LONDON (Reuters) – The London Stock Exchange
said its pan-European share trading arm Turquoise will offer trading in EU-listed shares on its Dutch platform from the end of next month if there is no agreement on future direct access to the bloc by then.
Brussels is assessing whether to allow Britain’s financial sector to serve EU investors under its “equivalence” system, which checks if UK market rules are as robust as those in the EU.
After Britain left the EU last January, direct access to the single market under transition arrangements ends on Dec. 31.
“Turquoise can confirm that it is planning on invoking its Brexit contingency plans on Monday 30 November 2020, unless relevant equivalence decisions to allow cross-border services between the EU and UK are agreed prior to this date,” the UK exchange said in a statement. All shares would still be available for trading in London as well.
The LSE set up its Dutch hub as insurance against no direct access to EU investors.

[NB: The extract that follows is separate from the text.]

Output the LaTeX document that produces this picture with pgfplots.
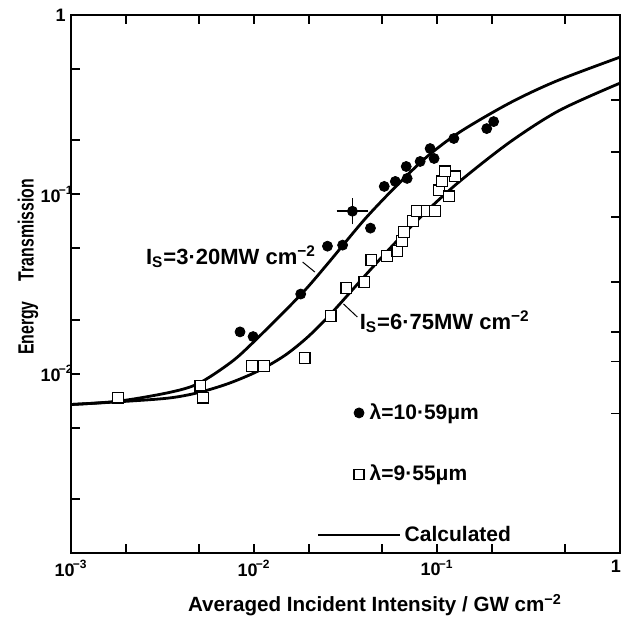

CBOE, the biggest pan-European share trading platform, which is based in London, has also set up a hub in Amsterdam that is already open for business but with little trading so far, while London-based Aquis Exchange has set up its Brexit hub in Paris.
Without equivalence, EU investors would have to trade EU companies inside the bloc, even though many of them are heavily traded in London.
Banks have warned that fragmenting trading liquidity would make markets less efficient for users.